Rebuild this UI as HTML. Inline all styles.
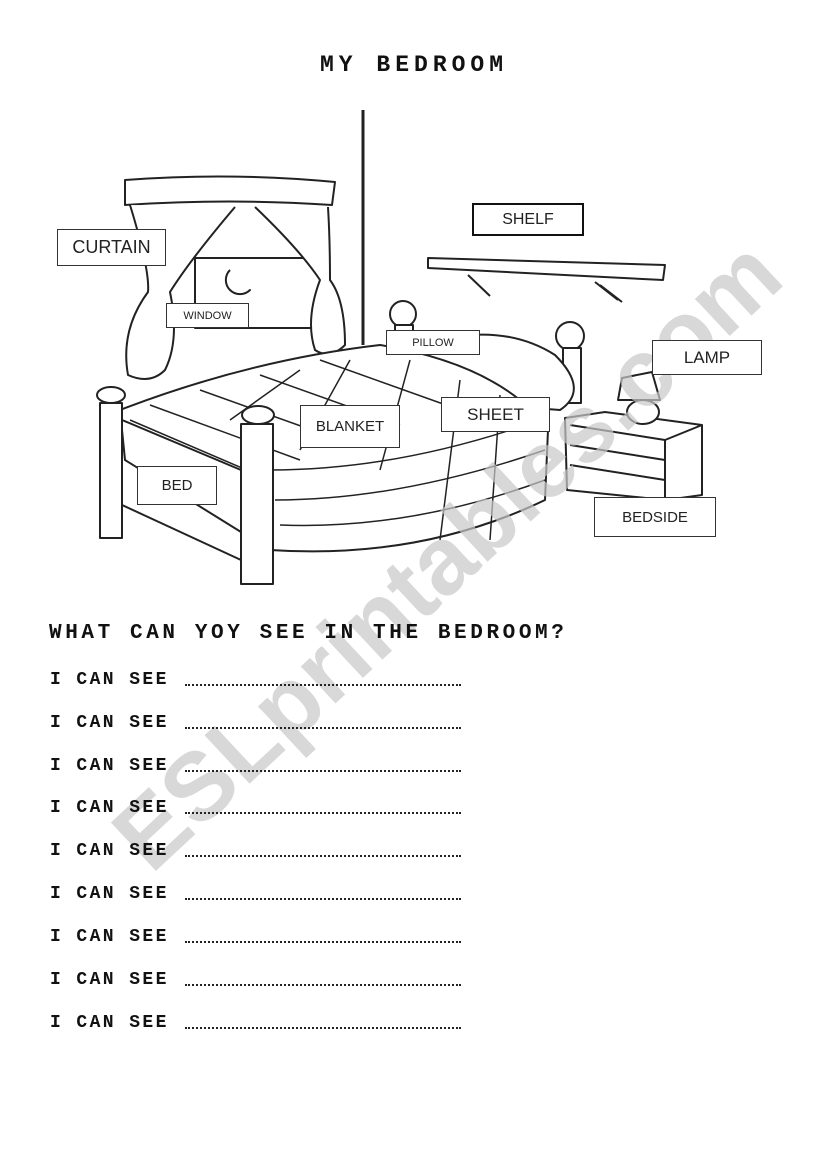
<!DOCTYPE html>
<html><head><meta charset="utf-8"><style>
body{margin:0;background:#fff;width:821px;height:1169px;position:relative;overflow:hidden;font-family:"Liberation Sans",sans-serif}
.t{position:absolute;font-family:"Liberation Mono",monospace;font-weight:bold;color:#111;white-space:nowrap}
.b{position:absolute;border:1px solid #333;background:#fff;display:flex;align-items:center;justify-content:center;color:#222;box-sizing:border-box}
.r{position:absolute;left:50px;font-family:"Liberation Mono",monospace;font-weight:bold;font-size:18px;letter-spacing:2.4px;color:#111;white-space:nowrap}
.d{position:absolute;left:185px;width:276px;border-bottom:2px dotted #222}
</style></head><body>
<svg width="821" height="1169" style="position:absolute;left:0;top:0" fill="none" stroke="#222" stroke-width="2" stroke-linejoin="round">
<line x1="363" y1="110" x2="363" y2="345" stroke-width="3"/>
<rect x="195" y="258" width="125" height="70" fill="#fff"/>
<path d="M125 180 Q230 172 335 182 L332 205 Q230 198 125 205 Z" fill="#fff"/>
<path d="M130 205 Q150 270 148 292 Q120 330 128 375 Q150 385 165 370 Q180 340 170 292 Q190 260 235 207" fill="#fff"/>
<path d="M255 207 Q300 250 320 280 Q305 320 315 350 Q330 360 345 345 Q345 300 330 280 Q330 240 328 207" fill="#fff"/>
<path d="M230 270 A13 13 0 1 0 250 290 A10 10 0 1 1 230 270" />
<path d="M428 258 L665 265 L663 280 L428 268 Z" fill="#fff"/>
<path d="M468 275 L490 296 M595 282 L618 300 M600 285 L622 302" />
<circle cx="403" cy="314" r="13" fill="#fff"/><rect x="395" y="325" width="18" height="30" fill="#fff"/>
<circle cx="570" cy="336" r="14" fill="#fff"/><rect x="563" y="348" width="18" height="55" fill="#fff"/>
<path d="M420 345 Q500 320 555 355 Q590 390 560 410 L430 400 Z" fill="#fff"/>
<path d="M120 410 Q250 360 380 345 Q470 360 520 400 L548 430 L545 500 Q420 560 270 550 L125 460 Z" fill="#fff"/>
<path d="M130 420 L270 480 M150 405 L300 460 M200 390 L340 440 M260 375 L400 425 M320 360 L460 410" stroke-width="1.5"/>
<path d="M270 470 Q400 470 540 420 M275 500 Q400 500 545 450 M280 525 Q410 530 545 480" stroke-width="1.5"/>
<path d="M300 370 L230 420 M350 360 L300 450 M410 360 L380 470 M460 380 L440 540 M500 395 L490 540" stroke-width="1.5"/>
<ellipse cx="111" cy="395" rx="14" ry="8" fill="#fff"/><rect x="100" y="403" width="22" height="135" fill="#fff"/>
<ellipse cx="258" cy="415" rx="16" ry="9" fill="#fff"/><rect x="241" y="424" width="32" height="160" fill="#fff"/>
<path d="M122 420 L241 470 M122 505 L241 560"/>
<path d="M565 418 L605 412 L702 425 L702 495 L666 500 L567 490 Z" fill="#fff"/>
<path d="M570 425 L665 440 L665 498 M570 445 L665 460 M570 465 L665 480 M665 440 L702 425"/>
<path d="M622 378 L652 372 L660 400 L618 400 Z" fill="#fff"/>
<ellipse cx="643" cy="412" rx="16" ry="12" fill="#fff"/>
<text x="450" y="610" transform="rotate(-43 420 570)" font-family="Liberation Sans" font-weight="bold" font-size="96" fill="#c8c8c8" fill-opacity="0.7" stroke="none" text-anchor="middle">ESLprintables.com</text>
</svg>
<div class="t" style="left:320px;top:52px;font-size:23px;letter-spacing:5px">MY BEDROOM</div>
<div class="b" style="left:57px;top:229px;width:109px;height:37px;font-size:18px">CURTAIN</div>
<div class="b" style="left:166px;top:303px;width:83px;height:25px;font-size:11px">WINDOW</div>
<div class="b" style="left:472px;top:203px;width:112px;height:33px;font-size:16px;border:2px solid #111">SHELF</div>
<div class="b" style="left:386px;top:330px;width:94px;height:25px;font-size:11px">PILLOW</div>
<div class="b" style="left:652px;top:340px;width:110px;height:35px;font-size:17px">LAMP</div>
<div class="b" style="left:300px;top:405px;width:100px;height:43px;font-size:15px">BLANKET</div>
<div class="b" style="left:441px;top:397px;width:109px;height:35px;font-size:17px">SHEET</div>
<div class="b" style="left:137px;top:466px;width:80px;height:39px;font-size:15px">BED</div>
<div class="b" style="left:594px;top:497px;width:122px;height:40px;font-size:15px">BEDSIDE</div>
<div class="t" style="left:49px;top:622px;font-size:21px;letter-spacing:3.6px">WHAT CAN YOY SEE IN THE BEDROOM?</div>
<div class="r" style="top:670px">I CAN SEE</div><div class="d" style="top:684px"></div>
<div class="r" style="top:713px">I CAN SEE</div><div class="d" style="top:727px"></div>
<div class="r" style="top:756px">I CAN SEE</div><div class="d" style="top:770px"></div>
<div class="r" style="top:798px">I CAN SEE</div><div class="d" style="top:812px"></div>
<div class="r" style="top:841px">I CAN SEE</div><div class="d" style="top:855px"></div>
<div class="r" style="top:884px">I CAN SEE</div><div class="d" style="top:898px"></div>
<div class="r" style="top:927px">I CAN SEE</div><div class="d" style="top:941px"></div>
<div class="r" style="top:970px">I CAN SEE</div><div class="d" style="top:984px"></div>
<div class="r" style="top:1013px">I CAN SEE</div><div class="d" style="top:1027px"></div>
</body></html>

* Set exercise
Using the data above, print every line exactly, omitting pictures.

* Response to the task
Rebuild this UI as HTML. Inline all styles.
<!DOCTYPE html>
<html><head><meta charset="utf-8"><style>
body{margin:0;background:#fff;width:821px;height:1169px;position:relative;overflow:hidden;font-family:"Liberation Sans",sans-serif}
.t{position:absolute;font-family:"Liberation Mono",monospace;font-weight:bold;color:#111;white-space:nowrap}
.b{position:absolute;border:1px solid #333;background:#fff;display:flex;align-items:center;justify-content:center;color:#222;box-sizing:border-box}
.r{position:absolute;left:50px;font-family:"Liberation Mono",monospace;font-weight:bold;font-size:18px;letter-spacing:2.4px;color:#111;white-space:nowrap}
.d{position:absolute;left:185px;width:276px;border-bottom:2px dotted #222}
</style></head><body>
<svg width="821" height="1169" style="position:absolute;left:0;top:0" fill="none" stroke="#222" stroke-width="2" stroke-linejoin="round">
<line x1="363" y1="110" x2="363" y2="345" stroke-width="3"/>
<rect x="195" y="258" width="125" height="70" fill="#fff"/>
<path d="M125 180 Q230 172 335 182 L332 205 Q230 198 125 205 Z" fill="#fff"/>
<path d="M130 205 Q150 270 148 292 Q120 330 128 375 Q150 385 165 370 Q180 340 170 292 Q190 260 235 207" fill="#fff"/>
<path d="M255 207 Q300 250 320 280 Q305 320 315 350 Q330 360 345 345 Q345 300 330 280 Q330 240 328 207" fill="#fff"/>
<path d="M230 270 A13 13 0 1 0 250 290 A10 10 0 1 1 230 270" />
<path d="M428 258 L665 265 L663 280 L428 268 Z" fill="#fff"/>
<path d="M468 275 L490 296 M595 282 L618 300 M600 285 L622 302" />
<circle cx="403" cy="314" r="13" fill="#fff"/><rect x="395" y="325" width="18" height="30" fill="#fff"/>
<circle cx="570" cy="336" r="14" fill="#fff"/><rect x="563" y="348" width="18" height="55" fill="#fff"/>
<path d="M420 345 Q500 320 555 355 Q590 390 560 410 L430 400 Z" fill="#fff"/>
<path d="M120 410 Q250 360 380 345 Q470 360 520 400 L548 430 L545 500 Q420 560 270 550 L125 460 Z" fill="#fff"/>
<path d="M130 420 L270 480 M150 405 L300 460 M200 390 L340 440 M260 375 L400 425 M320 360 L460 410" stroke-width="1.5"/>
<path d="M270 470 Q400 470 540 420 M275 500 Q400 500 545 450 M280 525 Q410 530 545 480" stroke-width="1.5"/>
<path d="M300 370 L230 420 M350 360 L300 450 M410 360 L380 470 M460 380 L440 540 M500 395 L490 540" stroke-width="1.5"/>
<ellipse cx="111" cy="395" rx="14" ry="8" fill="#fff"/><rect x="100" y="403" width="22" height="135" fill="#fff"/>
<ellipse cx="258" cy="415" rx="16" ry="9" fill="#fff"/><rect x="241" y="424" width="32" height="160" fill="#fff"/>
<path d="M122 420 L241 470 M122 505 L241 560"/>
<path d="M565 418 L605 412 L702 425 L702 495 L666 500 L567 490 Z" fill="#fff"/>
<path d="M570 425 L665 440 L665 498 M570 445 L665 460 M570 465 L665 480 M665 440 L702 425"/>
<path d="M622 378 L652 372 L660 400 L618 400 Z" fill="#fff"/>
<ellipse cx="643" cy="412" rx="16" ry="12" fill="#fff"/>
<text x="450" y="610" transform="rotate(-43 420 570)" font-family="Liberation Sans" font-weight="bold" font-size="96" fill="#c8c8c8" fill-opacity="0.7" stroke="none" text-anchor="middle">ESLprintables.com</text>
</svg>
<div class="t" style="left:320px;top:52px;font-size:23px;letter-spacing:5px">MY BEDROOM</div>
<div class="b" style="left:57px;top:229px;width:109px;height:37px;font-size:18px">CURTAIN</div>
<div class="b" style="left:166px;top:303px;width:83px;height:25px;font-size:11px">WINDOW</div>
<div class="b" style="left:472px;top:203px;width:112px;height:33px;font-size:16px;border:2px solid #111">SHELF</div>
<div class="b" style="left:386px;top:330px;width:94px;height:25px;font-size:11px">PILLOW</div>
<div class="b" style="left:652px;top:340px;width:110px;height:35px;font-size:17px">LAMP</div>
<div class="b" style="left:300px;top:405px;width:100px;height:43px;font-size:15px">BLANKET</div>
<div class="b" style="left:441px;top:397px;width:109px;height:35px;font-size:17px">SHEET</div>
<div class="b" style="left:137px;top:466px;width:80px;height:39px;font-size:15px">BED</div>
<div class="b" style="left:594px;top:497px;width:122px;height:40px;font-size:15px">BEDSIDE</div>
<div class="t" style="left:49px;top:622px;font-size:21px;letter-spacing:3.6px">WHAT CAN YOY SEE IN THE BEDROOM?</div>
<div class="r" style="top:670px">I CAN SEE</div><div class="d" style="top:684px"></div>
<div class="r" style="top:713px">I CAN SEE</div><div class="d" style="top:727px"></div>
<div class="r" style="top:756px">I CAN SEE</div><div class="d" style="top:770px"></div>
<div class="r" style="top:798px">I CAN SEE</div><div class="d" style="top:812px"></div>
<div class="r" style="top:841px">I CAN SEE</div><div class="d" style="top:855px"></div>
<div class="r" style="top:884px">I CAN SEE</div><div class="d" style="top:898px"></div>
<div class="r" style="top:927px">I CAN SEE</div><div class="d" style="top:941px"></div>
<div class="r" style="top:970px">I CAN SEE</div><div class="d" style="top:984px"></div>
<div class="r" style="top:1013px">I CAN SEE</div><div class="d" style="top:1027px"></div>
</body></html>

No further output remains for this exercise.